● **Short exercise**: Starting with the first line below, extract each line through the one that contains "from matplotlib.lines import Line2D", inclusive, excluding pictures.

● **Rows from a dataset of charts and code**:

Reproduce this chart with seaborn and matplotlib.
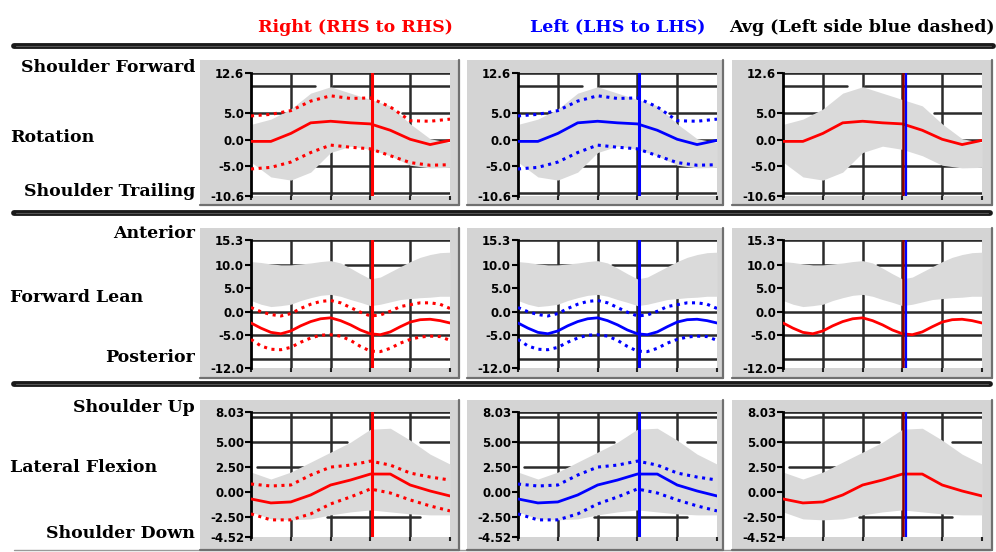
import numpy as np
import matplotlib
matplotlib.use("Agg")
import matplotlib.pyplot as plt
import seaborn as sns
from matplotlib.patches import Rectangle
from matplotlib.lines import Line2D

# ---------------- data ----------------
pct11 = [0, 10, 20, 30, 40, 50, 60, 70, 80, 90, 100]
pct21 = [0, 5, 10, 15, 20, 25, 30, 35, 40, 45, 50, 55, 60, 65, 70, 75, 80, 85, 90, 95, 100]
event_x = 61

# Rotation
rot_mean = [-0.3, -0.3, 1.2, 3.2, 3.5, 3.2, 3.0, 1.8, 0.1, -0.9, -0.1]
rot_upper = [4.5, 4.8, 5.5, 7.3, 8.3, 7.8, 7.9, 6.2, 3.6, 3.5, 3.9]
rot_lower = [-5.5, -5.2, -4.2, -2.4, -1.0, -1.4, -1.7, -3.0, -4.3, -4.8, -4.7]
rot_norm_hi = [2.9, 3.9, 5.8, 8.8, 10.0, 8.8, 7.6, 6.4, 3.0, 0.2, -0.5]
rot_norm_lo = [-4.2, -7.0, -7.6, -6.1, -2.4, -1.2, -1.8, -3.0, -4.8, -5.3, -5.2]

# Forward lean
lean_mean = [-2.4, -3.5, -4.4, -4.7, -4.1, -3.0, -2.1, -1.5, -1.3, -1.9, -2.8,
             -3.9, -4.7, -4.9, -4.3, -3.2, -2.2, -1.7, -1.6, -1.9, -2.4]
lean_upper = [0.9, 0.0, -0.6, -0.9, -0.4, 0.7, 1.6, 2.2, 2.4, 1.9, 0.9,
              -0.1, -0.9, -0.7, 0.1, 1.1, 1.5, 1.9, 1.9, 1.6, 0.7]
lean_lower = [-5.9, -7.3, -8.0, -8.1, -7.6, -6.5, -5.6, -5.0, -4.9, -5.2, -6.1,
              -7.4, -8.4, -8.5, -7.8, -6.7, -5.9, -5.4, -5.2, -5.3, -6.1]
lean_norm_hi = [10.7, 10.5, 10.2, 10.0, 10.0, 10.2, 10.4, 10.7, 10.9, 10.4, 9.3,
                8.1, 7.0, 7.4, 8.5, 9.6, 10.7, 11.6, 12.2, 12.6, 12.7]
lean_norm_lo = [2.4, 1.6, 1.1, 1.3, 1.6, 2.4, 3.0, 3.5, 3.7, 3.3, 2.6,
                2.0, 1.3, 1.6, 2.1, 2.6, 2.8, 3.0, 3.1, 3.3, 3.3]

# Lateral flexion
lat_mean = [-0.7, -1.1, -1.0, -0.3, 0.7, 1.2, 1.8, 1.8, 0.7, 0.1, -0.4]
lat_upper = [0.8, 0.6, 0.7, 1.7, 2.5, 2.7, 3.1, 2.7, 1.9, 1.5, 1.2]
lat_lower = [-2.2, -2.8, -2.8, -2.2, -1.2, -0.5, 0.3, -0.1, -0.8, -1.4, -1.9]
lat_norm_hi = [2.0, 1.3, 2.0, 3.0, 4.0, 5.0, 6.3, 6.4, 5.2, 3.8, 2.8]
lat_norm_lo = [-2.0, -2.7, -2.8, -2.7, -2.3, -2.0, -1.8, -2.0, -2.2, -2.3, -2.3]

row_ticks = [[12.6, 5.0, 0.0, -5.0, -10.6],
             [15.3, 10.0, 5.0, 0.0, -5.0, -12.0],
             [8.03, 5.00, 2.50, 0.00, -2.50, -4.52]]
row_ticklabels = [["12.6", "5.0", "0.0", "-5.0", "-10.6"],
                  ["15.3", "10.0", "5.0", "0.0", "-5.0", "-12.0"],
                  ["8.03", "5.00", "2.50", "0.00", "-2.50", "-4.52"]]

col_titles = ["Right (RHS to RHS)", "Left (LHS to LHS)", "Avg (Left side blue dashed)"]
row_top_labels = ["Shoulder Forward", "Anterior", "Shoulder Up"]
row_mid_labels = ["Rotation", "Forward Lean", "Lateral Flexion"]
row_bot_labels = ["Shoulder Trailing", "Posterior", "Shoulder Down"]

rows = [
    dict(x=pct11, mean=rot_mean, up=rot_upper, lo=rot_lower, nh=rot_norm_hi, nl=rot_norm_lo),
    dict(x=pct21, mean=lean_mean, up=lean_upper, lo=lean_lower, nh=lean_norm_hi, nl=lean_norm_lo),
    dict(x=pct11, mean=lat_mean, up=lat_upper, lo=lat_lower, nh=lat_norm_hi, nl=lat_norm_lo),
]

# ---------------- styling / layout ----------------
sns.set_theme(style="white")
plt.rcParams["font.family"] = ["DejaVu Sans"]

W, H = 996, 552
fig = plt.figure(figsize=(W / 100, H / 100), dpi=100)
fig.patch.set_facecolor("white")


def fx(px):
    return px / W


def fy(py):
    return 1 - py / H


col_box = [(200, 459), (467, 723), (732, 992)]
col_plot = [(251, 450), (518, 717), (783, 982)]
row_box = [(60, 205), (228, 378), (400, 550)]
row_plot = [(73, 196), (240, 368), (412, 537)]

# grid segments per row: (y, xmin, xmax)
row_hgrid = [
    [(12.6, 0, 1), (10.1, 0, 0.32), (10.1, 0.41, 1), (5.0, 0, 0.18), (5.0, 0.76, 1),
     (0.0, 0.86, 1), (-5.0, 0.31, 1), (-10.1, 0, 1)],
    [(15.3, 0, 1), (10.0, 0.07, 0.36), (10.0, 0.47, 0.80), (0.0, 0, 1), (-5.0, 0, 1),
     (-10.0, 0, 1)],
    [(8.03, 0, 1), (7.5, 0, 1), (5.0, 0, 0.48), (5.0, 0.85, 1), (2.5, 0.03, 0.26),
     (-2.5, 0.38, 0.85)],
]
grid_color = "#2b2b2b"
serif = ["DejaVu Serif"]
col_colors = ["#ff0000", "#0000ff", "#ff0000"]
dot_style = (0, (1, 1.5))

# separators
for yy, x1 in [(46, 993), (213, 990), (384, 990)]:
    fig.add_artist(Line2D([fx(14), fx(x1)], [fy(yy), fy(yy)], color="#1a1a1a", lw=4.2,
                          solid_capstyle="round"))
    fig.add_artist(Line2D([fx(16), fx(x1 - 2)], [fy(yy), fy(yy)], color="#555555", lw=0.8))
fig.add_artist(Line2D([fx(14), fx(990)], [fy(550), fy(550)], color="#9a9a9a", lw=1.0))

# headers
header_x = [355, 618, 862]
for t, hx, c in zip(col_titles, header_x, ["#ff0000", "#0000ff", "#000000"]):
    fig.text(fx(hx), fy(27), t, color=c, ha="center", va="center", fontsize=12.5,
             family=serif, weight="bold")

# row labels
top_y = [67, 234, 408]
mid_y = [138, 298, 467]
bot_y = [192, 358, 533]
for r in range(3):
    fig.text(fx(195), fy(top_y[r]), row_top_labels[r], ha="right", va="center",
             fontsize=12.5, family=serif, weight="bold", color="black")
    fig.text(fx(10), fy(mid_y[r]), row_mid_labels[r], ha="left", va="center",
             fontsize=12.5, family=serif, weight="bold", color="black")
    fig.text(fx(195), fy(bot_y[r]), row_bot_labels[r], ha="right", va="center",
             fontsize=12.5, family=serif, weight="bold", color="black")

for r in range(3):
    d = rows[r]
    ticks = row_ticks[r]
    ylo, yhi = min(ticks), max(ticks)
    for c in range(3):
        bx0, bx1 = col_box[c]
        by0, by1 = row_box[r]
        fig.add_artist(Rectangle((fx(bx0), fy(by1)), (bx1 - bx0) / W, (by1 - by0) / H,
                                 transform=fig.transFigure, facecolor="#d4d4d4",
                                 edgecolor="none", zorder=0))
        fig.add_artist(Line2D([fx(bx1), fx(bx1)], [fy(by0), fy(by1)], color="#707070", lw=1.6))
        fig.add_artist(Line2D([fx(bx0), fx(bx1)], [fy(by1), fy(by1)], color="#707070", lw=1.6))

        px0, px1 = col_plot[c]
        py0, py1 = row_plot[r]
        ax = fig.add_axes([fx(px0), fy(py1), (px1 - px0) / W, (py1 - py0) / H])
        ax.set_facecolor("white")
        ax.set_xlim(0, 100)
        ax.set_ylim(ylo, yhi)

        for gx in [20, 40, 60, 80]:
            ax.axvline(gx, color=grid_color, lw=1.8, zorder=1)
        for gy, a, b in row_hgrid[r]:
            ax.axhline(gy, a, b, color=grid_color, lw=1.8 if gy != yhi else 2.6, zorder=1)

        ax.fill_between(d["x"], d["nl"], d["nh"], color="#dadada", lw=0, zorder=2)

        col = col_colors[c]
        if c < 2:
            sns.lineplot(x=d["x"], y=d["up"], ax=ax, color=col, lw=2.2, linestyle=dot_style,
                         zorder=3, legend=False)
            sns.lineplot(x=d["x"], y=d["lo"], ax=ax, color=col, lw=2.2, linestyle=dot_style,
                         zorder=3, legend=False)
        sns.lineplot(x=d["x"], y=d["mean"], ax=ax, color=col, lw=2.0, zorder=4, legend=False)

        if c < 2:
            ax.axvline(event_x, color=col, lw=2.2, zorder=5)
        else:
            ax.axvline(event_x - 0.7, color="#8b0000", lw=1.8, zorder=5)
            ax.axvline(event_x + 0.7, color="#0000ff", lw=1.6, zorder=5)

        ax.set_xticks([0, 20, 40, 60, 80, 100])
        ax.set_xticklabels([])
        ax.set_yticks(ticks)
        ax.set_yticklabels(row_ticklabels[r], fontsize=8.5, fontweight="bold", color="black")
        ax.tick_params(axis="y", length=4, width=1.5, pad=1, color="black", left=True)
        ax.tick_params(axis="x", length=3, width=1.5, direction="out", color="#222222",
                       bottom=True)
        ax.set_xlabel("")
        ax.set_ylabel("")
        for s in ["top", "right", "bottom"]:
            ax.spines[s].set_visible(False)
        ax.spines["left"].set_visible(True)
        ax.spines["left"].set_color("black")
        ax.spines["left"].set_linewidth(2)

fig.savefig("out.png", dpi=100, facecolor="white")
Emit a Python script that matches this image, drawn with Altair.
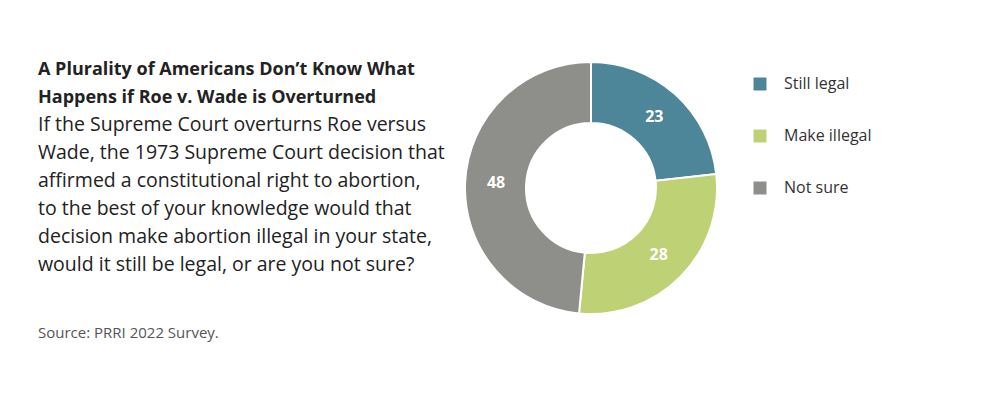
import altair as alt
import pandas as pd

categories = ["Still legal", "Make illegal", "Not sure"]
values = [23, 28, 48]
colors = ["#4e8699", "#bfd175", "#8e8e8a"]

title_lines = ["A Plurality of Americans Don\u2019t Know What",
               "Happens if Roe v. Wade is Overturned"]
body_lines = ["If the Supreme Court overturns Roe versus",
              "Wade, the 1973 Supreme Court decision that",
              "affirmed a constitutional right to abortion,",
              "to the best of your knowledge would that",
              "decision make abortion illegal in your state,",
              "would it still be legal, or are you not sure?"]
source_text = "Source: PRRI 2022 Survey."

df = pd.DataFrame({"cat": categories, "val": values, "idx": list(range(len(categories)))})

FONT = "Open Sans"
CX, CY = 583, 180

base = alt.Chart(df).encode(
    theta=alt.Theta("val:Q", stack=True),
    order=alt.Order("idx:O"),
)

arcs = base.mark_arc(outerRadius=126, innerRadius=65, stroke="white", strokeWidth=2).encode(
    x=alt.value(CX), y=alt.value(CY),
    color=alt.Color("cat:N", scale=alt.Scale(domain=categories, range=colors),
                    legend=alt.Legend(title=None, orient="none", legendX=744, legendY=68,
                                      symbolType="square", symbolSize=169, symbolStrokeWidth=0,
                                      labelFont=FONT, labelFontSize=16, labelColor="#333333",
                                      labelOffset=16, rowPadding=36)),
)

labels = base.mark_text(radius=95, font=FONT, fontSize=16, fontWeight="bold", color="white").encode(
    x=alt.value(CX), y=alt.value(CY), text=alt.Text("val:Q"),
)

one = pd.DataFrame({"k": [0]})
title_t = alt.Chart(one).mark_text(align="left", baseline="alphabetic", font=FONT, fontSize=18,
                                   fontWeight="bold", color="#222222", lineHeight=28).encode(
    x=alt.value(30), y=alt.value(67), text=alt.value(title_lines))
body_t = alt.Chart(one).mark_text(align="left", baseline="alphabetic", font=FONT, fontSize=19.5,
                                  color="#222222", lineHeight=28).encode(
    x=alt.value(30), y=alt.value(123), text=alt.value(body_lines))
source_t = alt.Chart(one).mark_text(align="left", baseline="alphabetic", font=FONT, fontSize=15,
                                    color="#555555").encode(
    x=alt.value(30), y=alt.value(330), text=alt.value(source_text))

chart = alt.layer(arcs, labels, title_t, body_t, source_t).properties(
    width=990, height=378, padding=0, autosize=alt.AutoSizeParams(type="none"),
    background="white",
).configure_view(stroke=None)

chart.save("out.html", embed_options={"renderer": "svg", "actions": False})
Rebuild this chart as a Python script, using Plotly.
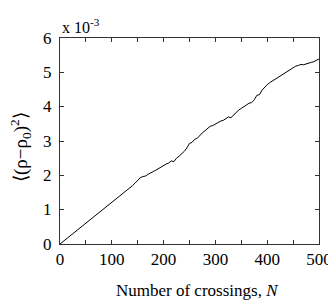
import plotly.graph_objects as go

crossings = list(range(0, 505, 5))
variance_e3 = [
    0.000, 0.060, 0.120, 0.180, 0.240, 0.300, 0.362, 0.420, 0.482, 0.540,
    0.600, 0.662, 0.720, 0.785, 0.842, 0.900, 0.962, 1.015, 1.078, 1.140,
    1.196, 1.262, 1.318, 1.380, 1.440, 1.500, 1.565, 1.630, 1.700, 1.775,
    1.850, 1.930, 1.965, 1.980, 2.030, 2.060, 2.110, 2.150, 2.200, 2.240,
    2.290, 2.330, 2.360, 2.420, 2.400, 2.500, 2.560, 2.620, 2.700, 2.800,
    2.930, 2.960, 3.050, 3.080, 3.170, 3.240, 3.300, 3.360, 3.430, 3.450,
    3.500, 3.530, 3.580, 3.600, 3.640, 3.700, 3.680, 3.760, 3.850, 3.900,
    3.950, 4.000, 4.050, 4.100, 4.120, 4.200, 4.330, 4.350, 4.480, 4.570,
    4.640, 4.700, 4.750, 4.800, 4.850, 4.880, 4.940, 5.000, 5.050, 5.080,
    5.140, 5.180, 5.200, 5.230, 5.220, 5.250, 5.260, 5.290, 5.310, 5.360,
    5.390,
]
x_ticks = list(range(0, 550, 50))
x_labels = [str(v) if v % 100 == 0 else "" for v in x_ticks]
y_ticks = [0, 1, 2, 3, 4, 5, 6]
y_labels = [str(v) for v in y_ticks]

FONT = "Liberation Serif"

fig = go.Figure()
fig.add_trace(go.Scatter(x=crossings, y=variance_e3, mode="lines",
                         line=dict(color="black", width=1), showlegend=False))

# page body has an 8px default margin; offsets below compensate for it
fig.update_layout(
    width=336, height=305,
    margin=dict(l=52, r=21, t=30, b=69),
    paper_bgcolor="white", plot_bgcolor="white",
    font=dict(family=FONT, size=16, color="black"),
)
fig.update_xaxes(range=[0, 500], tickmode="array", tickvals=x_ticks, ticktext=x_labels,
                 ticks="inside", ticklen=4, tickcolor="#333", mirror="ticks",
                 showline=True, linecolor="#333", linewidth=1, showgrid=False,
                 zeroline=False, tickfont=dict(family=FONT, size=17, color="black"))
fig.update_yaxes(range=[0, 6], tickmode="array", tickvals=y_ticks,
                 ticks="inside", ticklen=4, tickcolor="#333", mirror="ticks",
                 showline=True, linecolor="#333", linewidth=1, showgrid=False,
                 zeroline=False, showticklabels=False)

for v, lab in zip(y_ticks, y_labels):
    fig.add_annotation(text=lab, xref="paper", yref="y", x=-0.022, y=v,
                       xanchor="right", yanchor="middle", showarrow=False,
                       font=dict(family=FONT, size=17, color="black"))

fig.add_annotation(text="Number of crossings, <i>N</i>", xref="paper", yref="paper",
                   x=0.53, y=-0.225, xanchor="center", yanchor="middle", showarrow=False,
                   font=dict(family=FONT, size=17, color="black"))
fig.add_annotation(text="\u27e8(\u03c1\u2212\u03c1<sub>0</sub>)<sup>2</sup>\u27e9",
                   xref="paper", yref="paper", x=-0.155, y=0.47, xanchor="center",
                   yanchor="middle", textangle=-90, showarrow=False,
                   font=dict(family=FONT, size=19, color="black"))
fig.add_annotation(text="x 10<sup>-3</sup>", xref="paper", yref="paper",
                   x=0.0, y=1.0, xanchor="left", yanchor="bottom", showarrow=False,
                   font=dict(family=FONT, size=16, color="black"))

fig.write_html("out.html")
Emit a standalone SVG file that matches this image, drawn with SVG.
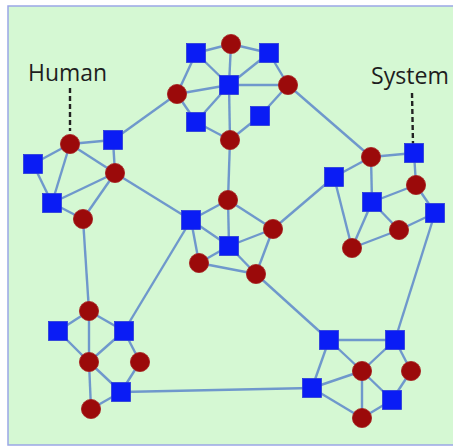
<svg xmlns="http://www.w3.org/2000/svg" width="453" height="447" viewBox="0 0 453 447">
<style>
.e{stroke:#6f98cc;stroke-width:2.4;fill:none}
.c{fill:#9b0a0a;stroke:#a51d1d;stroke-width:0.8}
.s{fill:#0a1cf5;stroke:#2a3ad8;stroke-width:0.8}
.t{font-family:"Open Sans","Liberation Sans",sans-serif;font-size:24.5px;fill:#1e1e1e}
.d{stroke:#222;stroke-width:2.4;stroke-dasharray:5 3}
</style>
<defs>
<circle id="C" r="9.6" class="c"/>
<rect id="S" x="-9.5" y="-9.5" width="19" height="19" class="s"/>
</defs>
<rect x="8" y="6" width="450" height="439" fill="#d5f8d3" stroke="#9aa6e6" stroke-width="1.5"/>
<g id="labels">
<text class="t" x="28" y="80.5" textLength="79" lengthAdjust="spacingAndGlyphs">Human</text>
<line class="d" x1="70" y1="88" x2="70" y2="131"/>
<text class="t" x="371" y="83.5" textLength="78" lengthAdjust="spacingAndGlyphs">System</text>
<line class="d" x1="412" y1="93" x2="413" y2="144"/>
</g>
<g id="connectors" class="e">
<!-- top cluster -->
<line x1="231" y1="44" x2="196" y2="53"/>
<line x1="231" y1="44" x2="269" y2="53"/>
<line x1="231" y1="44" x2="229" y2="85"/>
<line x1="196" y1="53" x2="177" y2="94"/>
<line x1="196" y1="53" x2="229" y2="85"/>
<line x1="269" y1="53" x2="229" y2="85"/>
<line x1="269" y1="53" x2="288" y2="85"/>
<line x1="177" y1="94" x2="229" y2="85"/>
<line x1="229" y1="85" x2="288" y2="85"/>
<line x1="177" y1="94" x2="196" y2="122"/>
<line x1="229" y1="85" x2="196" y2="122"/>
<line x1="229" y1="85" x2="230" y2="140"/>
<line x1="288" y1="85" x2="260" y2="116"/>
<line x1="196" y1="122" x2="230" y2="140"/>
<line x1="260" y1="116" x2="230" y2="140"/>
<!-- inter-cluster -->
<line x1="177" y1="94" x2="113" y2="140"/>
<line x1="288" y1="85" x2="371" y2="157"/>
<line x1="230" y1="140" x2="228" y2="200"/>
<line x1="115" y1="173" x2="191" y2="220"/>
<line x1="83" y1="219" x2="89" y2="311"/>
<line x1="273" y1="229" x2="334" y2="177"/>
<line x1="191" y1="220" x2="124" y2="331"/>
<line x1="256" y1="274" x2="329" y2="340"/>
<line x1="435" y1="213" x2="395" y2="340"/>
<line x1="121" y1="392" x2="312" y2="388"/>
<!-- human cluster -->
<line x1="70" y1="144" x2="113" y2="140"/>
<line x1="70" y1="144" x2="33" y2="164"/>
<line x1="70" y1="144" x2="52" y2="203"/>
<line x1="70" y1="144" x2="115" y2="173"/>
<line x1="113" y1="140" x2="115" y2="173"/>
<line x1="33" y1="164" x2="52" y2="203"/>
<line x1="52" y1="203" x2="115" y2="173"/>
<line x1="115" y1="173" x2="83" y2="219"/>
<line x1="52" y1="203" x2="83" y2="219"/>
<!-- system cluster -->
<line x1="371" y1="157" x2="414" y2="153"/>
<line x1="371" y1="157" x2="334" y2="177"/>
<line x1="371" y1="157" x2="372" y2="202"/>
<line x1="414" y1="153" x2="416" y2="185"/>
<line x1="416" y1="185" x2="372" y2="202"/>
<line x1="416" y1="185" x2="435" y2="213"/>
<line x1="372" y1="202" x2="399" y2="230"/>
<line x1="372" y1="202" x2="352" y2="248"/>
<line x1="334" y1="177" x2="352" y2="248"/>
<line x1="399" y1="230" x2="435" y2="213"/>
<line x1="352" y1="248" x2="399" y2="230"/>
<!-- center cluster -->
<line x1="191" y1="220" x2="228" y2="200"/>
<line x1="191" y1="220" x2="229" y2="246"/>
<line x1="228" y1="200" x2="229" y2="246"/>
<line x1="228" y1="200" x2="273" y2="229"/>
<line x1="229" y1="246" x2="273" y2="229"/>
<line x1="191" y1="220" x2="199" y2="263"/>
<line x1="199" y1="263" x2="229" y2="246"/>
<line x1="199" y1="263" x2="256" y2="274"/>
<line x1="229" y1="246" x2="256" y2="274"/>
<line x1="273" y1="229" x2="256" y2="274"/>
<!-- lower-left cluster -->
<line x1="89" y1="311" x2="58" y2="331"/>
<line x1="89" y1="311" x2="89" y2="362"/>
<line x1="89" y1="311" x2="124" y2="331"/>
<line x1="58" y1="331" x2="89" y2="362"/>
<line x1="124" y1="331" x2="89" y2="362"/>
<line x1="124" y1="331" x2="140" y2="362"/>
<line x1="89" y1="362" x2="121" y2="392"/>
<line x1="89" y1="362" x2="91" y2="409"/>
<line x1="140" y1="362" x2="121" y2="392"/>
<line x1="121" y1="392" x2="91" y2="409"/>
<!-- lower-right cluster -->
<line x1="329" y1="340" x2="395" y2="340"/>
<line x1="329" y1="340" x2="312" y2="388"/>
<line x1="329" y1="340" x2="362" y2="371"/>
<line x1="395" y1="340" x2="362" y2="371"/>
<line x1="395" y1="340" x2="411" y2="371"/>
<line x1="312" y1="388" x2="362" y2="371"/>
<line x1="312" y1="388" x2="362" y2="418"/>
<line x1="362" y1="371" x2="362" y2="418"/>
<line x1="362" y1="371" x2="392" y2="400"/>
<line x1="411" y1="371" x2="392" y2="400"/>
<line x1="392" y1="400" x2="362" y2="418"/>
</g>
<g id="top-cluster">
<use id="t1" href="#C" x="231" y="44"/>
<use id="t2" href="#S" x="196" y="53"/>
<use id="t3" href="#S" x="269" y="53"/>
<use id="t4" href="#C" x="177" y="94"/>
<use id="t5" href="#S" x="229" y="85"/>
<use id="t6" href="#C" x="288" y="85"/>
<use id="t7" href="#S" x="196" y="122"/>
<use id="t8" href="#S" x="260" y="116"/>
<use id="t9" href="#C" x="230" y="140"/>
</g>
<g id="human-cluster">
<use id="h1" href="#C" x="70" y="144"/>
<use id="h2" href="#S" x="113" y="140"/>
<use id="h3" href="#S" x="33" y="164"/>
<use id="h4" href="#C" x="115" y="173"/>
<use id="h5" href="#S" x="52" y="203"/>
<use id="h6" href="#C" x="83" y="219"/>
</g>
<g id="system-cluster">
<use id="y1" href="#C" x="371" y="157"/>
<use id="y2" href="#S" x="414" y="153"/>
<use id="y3" href="#S" x="334" y="177"/>
<use id="y4" href="#C" x="416" y="185"/>
<use id="y5" href="#S" x="372" y="202"/>
<use id="y6" href="#S" x="435" y="213"/>
<use id="y7" href="#C" x="399" y="230"/>
<use id="y8" href="#C" x="352" y="248"/>
</g>
<g id="center-cluster">
<use id="m1" href="#S" x="191" y="220"/>
<use id="m2" href="#C" x="228" y="200"/>
<use id="m3" href="#S" x="229" y="246"/>
<use id="m4" href="#C" x="273" y="229"/>
<use id="m5" href="#C" x="199" y="263"/>
<use id="m6" href="#C" x="256" y="274"/>
</g>
<g id="lower-left-cluster">
<use id="l1" href="#C" x="89" y="311"/>
<use id="l2" href="#S" x="58" y="331"/>
<use id="l3" href="#S" x="124" y="331"/>
<use id="l4" href="#C" x="89" y="362"/>
<use id="l5" href="#C" x="140" y="362"/>
<use id="l6" href="#S" x="121" y="392"/>
<use id="l7" href="#C" x="91" y="409"/>
</g>
<g id="lower-right-cluster">
<use id="r1" href="#S" x="329" y="340"/>
<use id="r2" href="#S" x="395" y="340"/>
<use id="r3" href="#S" x="312" y="388"/>
<use id="r4" href="#C" x="362" y="371"/>
<use id="r5" href="#C" x="411" y="371"/>
<use id="r6" href="#S" x="392" y="400"/>
<use id="r7" href="#C" x="362" y="418"/>
</g>
</svg>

● **Exercise result**:
Reproduce this chart with seaborn and matplotlib.
import numpy as np
import matplotlib
matplotlib.use("Agg")
import matplotlib.pyplot as plt
import seaborn as sns
from matplotlib.patches import Rectangle
from matplotlib.lines import Line2D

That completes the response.